Mirası bırakan murisin ölümünden sonra geçerli olmak ve tek taraflı iradesiyle, hangi malların kimlere bırakılacağını tayin etmesi vasiyetname olarak tanımlanmıştır. Bu suretle vasiyetname, özgür bir irade beyanıyla, tek taraflı olarak yapılan bir işlemdir. Vefat etmeden her an değiştirilebilmektedir. Vasiyetname ile miras bırakacak olan kişi istediği bir veya birkaç kişiye terekesinden belirli bir veya birden fazla malı, istediği şekilde bırakmaktadır. Fakat miras sözleşmesi usul yönünden vasiyetnameden farklıdır. Miras sözleşmesinde iki taraflı hukuki bir işlem söz konusudur. Bu hükmün gereği olarak taraflardan birinin talep etmesi ile sözleşmeden hemen dönülmesi imkansızdır.
Vasiyetname tanzim edebilmek için en az on beş yaşında,  hukuki bir işlemi ve sonuçlarını anlayabilme ve bu sonuca uygun hareket edebilme yetisine haiz olmak gerekmektedir. Vasiyetnamenin hukuki bir hüküm ifade edebilmesi için vasiyetname yapacak kişinin bu özelliklere sahip olması zorunludur. Aksi taktirde yapılacak vasiyetname geçersiz olacaktır. Genel olarak vasiyetname üç farklı şekilde tanzim edilebilmektedir. Bunlar;
a) El yazısı ile vasiyetname; Miras bırakacak olan kişinin, ölümünden sonra terekesinin (kendisine ait olan mallar) nasıl paylaştırılmasını istediği ve kendi el yazısı ile hazırlanıp gizli tutulan bir vasiyetname hazırlama şeklidir. Bu yöntemde en önemli husus vasiyette bulunan kişinin, vasiyetnameyi kendi el yazısı ile hazırlayıp imzalanması ve vasiyetnamenin yazıldığı tarihi belirtmesidir. Muris, vasiyetinde arzularını açık ve anlam karmaşasına imkan vermeyecek şekilde açık ve net olarak ifade etmelidir. İmzasız, tarihsiz ve parmak basılarak hazırlanan vasiyetnamelerin de hukuki olarak geçerliliği bulunmamaktadır. El yazısı ile tanzim edilen vasiyetnamenin herhangi bir makama teslim edilmesine gerek bulunmamaktadır.

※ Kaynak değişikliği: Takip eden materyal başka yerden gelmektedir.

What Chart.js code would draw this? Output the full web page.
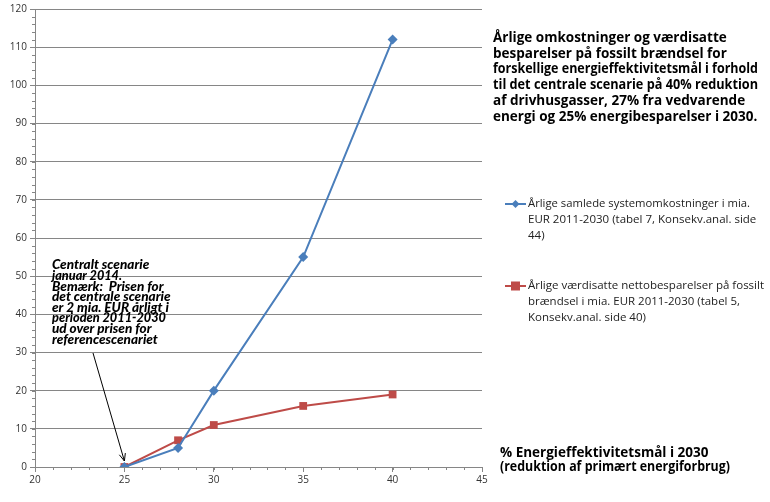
<!DOCTYPE html>
<html><head><meta charset="utf-8">
<script src="https://cdn.jsdelivr.net/npm/chart.js@4/dist/chart.umd.min.js"></script>
<style>html,body{margin:0;padding:0;background:#fff;}#wrap{width:770px;height:502px;}</style>
</head><body><div id="wrap"><canvas id="c" width="770" height="502"></canvas></div>
<script>
const xTargets = [25, 28, 30, 35, 40];
const systemCosts = [0, 5, 20, 55, 112];
const fuelSavings = [0, 7, 11, 16, 19];
const seriesNames = [
  ["Årlige samlede systemomkostninger i mia.", "EUR 2011-2030 (tabel 7, Konsekv.anal. side", "44)"],
  ["Årlige værdisatte nettobesparelser på fossilt", "brændsel i mia. EUR 2011-2030 (tabel 5,", "Konsekv.anal. side 40)"]
];
const titleLines = [
  "Årlige omkostninger og værdisatte",
  "besparelser på fossilt brændsel for",
  "forskellige energieffektivitetsmål i forhold",
  "til det centrale scenarie på 40% reduktion",
  "af drivhusgasser, 27% fra vedvarende",
  "energi og 25% energibesparelser i 2030."
];
const xTitleLines = ["% Energieffektivitetsmål i 2030", "(reduktion af primært energiforbrug)"];
const noteLines = ["Centralt scenarie", "januar 2014.", "Bemærk:  Prisen for", "det centrale scenarie", "er 2 mia. EUR årligt i", "perioden 2011-2030", "ud over prisen for", "referencescenariet"];
const noteTarget = {x: 25, y: 0};

const BLUE = '#4a7ebb', RED = '#be4b48', GRID = '#868686';
const FONT = "'Open Sans', 'DejaVu Sans', sans-serif";

const extras = {
  id: 'extras',
  afterDraw(chart) {
    const ctx = chart.ctx, xs = chart.scales.x, ys = chart.scales.y, ca = chart.chartArea;
    ctx.save();
    // minor ticks
    ctx.strokeStyle = GRID; ctx.lineWidth = 1;
    ctx.beginPath();
    for (let v = 0; v <= 120; v += 2) {
      const y = Math.round(ys.getPixelForValue(v)) + 0.5;
      ctx.moveTo(ca.left - 3, y); ctx.lineTo(ca.left, y);
    }
    for (let v = 20; v <= 45; v += 1) {
      const x = Math.round(xs.getPixelForValue(v)) + 0.5;
      ctx.moveTo(x, ca.bottom); ctx.lineTo(x, ca.bottom + 3);
    }
    ctx.stroke();
    // title
    ctx.fillStyle = '#000';
    ctx.textBaseline = 'middle';
    ctx.font = "bold 13.5px " + FONT;
    titleLines.forEach((t, i) => ctx.fillText(t, 493, 38 + i * 15.8, 265));
    // x axis title
    ctx.font = "bold 13.5px " + FONT;
    xTitleLines.forEach((t, i) => ctx.fillText(t, 500, 453 + i * 14, 230));
    // legend
    ctx.font = "11.5px " + FONT;
    const legY = [204, 286];
    const cols = [BLUE, RED];
    seriesNames.forEach((lines, k) => {
      const y0 = legY[k];
      ctx.strokeStyle = cols[k]; ctx.lineWidth = 2;
      ctx.beginPath(); ctx.moveTo(505, y0); ctx.lineTo(526, y0); ctx.stroke();
      ctx.fillStyle = cols[k];
      if (k === 0) {
        ctx.beginPath(); ctx.moveTo(515.5, y0 - 4); ctx.lineTo(519.5, y0); ctx.lineTo(515.5, y0 + 4); ctx.lineTo(511.5, y0); ctx.closePath(); ctx.fill();
      } else {
        ctx.fillRect(511, y0 - 4.5, 9, 9);
      }
      ctx.fillStyle = '#222';
      const maxW = [[222, 240, 30], [236, 212, 120]][k];
      lines.forEach((t, i) => ctx.fillText(t, 528, y0 + i * 16, maxW[i]));
    });
    // annotation
    ctx.fillStyle = '#000';
    ctx.font = "italic 900 13.5px Lato, " + FONT;
    const nw = [104, 70, 122, 131, 133, 114, 104, 115];
    noteLines.forEach((t, i) => ctx.fillText(t, 52, 265 + i * 10.6, nw[i]));
    // arrow
    const tx = xs.getPixelForValue(noteTarget.x), ty = ys.getPixelForValue(noteTarget.y) - 6;
    const sx = 93, sy = 353;
    ctx.strokeStyle = '#000'; ctx.lineWidth = 1;
    ctx.beginPath(); ctx.moveTo(sx, sy); ctx.lineTo(tx, ty); ctx.stroke();
    const ang = Math.atan2(ty - sy, tx - sx);
    ctx.beginPath();
    ctx.moveTo(tx - 8 * Math.cos(ang - 0.4), ty - 8 * Math.sin(ang - 0.4));
    ctx.lineTo(tx, ty);
    ctx.lineTo(tx - 8 * Math.cos(ang + 0.4), ty - 8 * Math.sin(ang + 0.4));
    ctx.stroke();
    ctx.restore();
  }
};

new Chart(document.getElementById('c'), {
  type: 'scatter',
  data: {
    datasets: [
      { label: seriesNames[0].join(' '), data: xTargets.map((x, i) => ({x, y: systemCosts[i]})), showLine: true,
        borderColor: BLUE, backgroundColor: BLUE, borderWidth: 2, pointStyle: 'rectRot', pointRadius: 5, pointBorderWidth: 0 },
      { label: seriesNames[1].join(' '), data: xTargets.map((x, i) => ({x, y: fuelSavings[i]})), showLine: true,
        borderColor: RED, backgroundColor: RED, borderWidth: 2, pointStyle: 'rect', pointRadius: 5.5, pointBorderWidth: 0 }
    ]
  },
  options: {
    responsive: false, animation: false, devicePixelRatio: 1,
    layout: { padding: { left: 0, right: 288, top: 9, bottom: 0 } },
    plugins: { legend: { display: false }, tooltip: { enabled: false } },
    scales: {
      x: { type: 'linear', min: 20, max: 45,
        afterFit(s) { s.height = 35; },
        ticks: { stepSize: 5, color: '#333', font: { family: FONT, size: 10 }, padding: 2 },
        grid: { drawOnChartArea: false, drawTicks: true, tickLength: 5, color: GRID },
        border: { color: GRID } },
      y: { min: 0, max: 120,
        afterFit(s) { s.width = 35; },
        ticks: { stepSize: 10, color: '#333', font: { family: FONT, size: 10 }, padding: 3 },
        grid: { color: GRID, drawTicks: true, tickLength: 5 },
        border: { color: GRID } }
    }
  },
  plugins: [extras]
});
</script></body></html>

b) Resmi Vasiyetname; Genellikle sulh hakimi, noter ya da kanunla belirlenmiş olan bir yetkili memur ve iki şahit huzurunda hazırlanmaktadır. El yazısı ile hazırlanan vasiyetnameler de bu şekilde ayrıca tasdik ettirilebilmektedir. Bu yöntemde şahitlik yapan kişiler, vasiyetin noter huzurunda okunduğunu ve hazırlanan vesayet metninin miras bırakanın isteklerine uygun olduğunu kendilerine beyan etmesi ve bu kişinin ölüme bağlı tasarruf yapmaya ehil gördüklerine tanıklık yapmaktadırlar.
c) Sözlü Vasiyet; Yukarıda ifade edilen iki yöntemin uygulanamadığı ve/veya savaş, hastalık, ölüm tehlikesi vb. olağanüstü durumlarda mirastan yararlanma hakkına haiz olmayan iki şahit huzurunda uygulanan vasiyet yöntemidir. Şahitlerden biri, kendilerine anlatılanı yer ve tarih belirtmek suretiyle yazdıktan sonra, iki şahidin imzası ile en kısa sürede ve en yakın sulh veya asliye mahkemesine vermelidirler. Şahitler kendilerine anlatılanı yazmayıp, en yakın sulh hakimine sözlü olarak da ifade edebilmektedirler. Bu durumda şahitlerin ifadeleri zapta geçirilmektedir. Ancak bu yöntemin en önemli özelliği, miras bırakanın bir ay içinde ölmesi halinde hüküm ifade etmesidir.
Yukarıdaki şartlara aykırı olarak hazırlanan vasiyetnameler hukuken geçersizdir. Ayrıca vasiyetin anlatmak istediği hususun anlaşılamaması, kanunda aranan şekil şartlarından yoksun olması, içeriğinin gerçekleşmesinin imkansız olması, ahlaka ve kanuna aykırı olması hallerinde de vasiyetnameler geçersiz olarak kabul edilmektedir. Hata, hile ve korkutma hallerinin varlığının söz konusu olduğu durumlarda vasiyetnamenin iptali talep edilebilmektedir.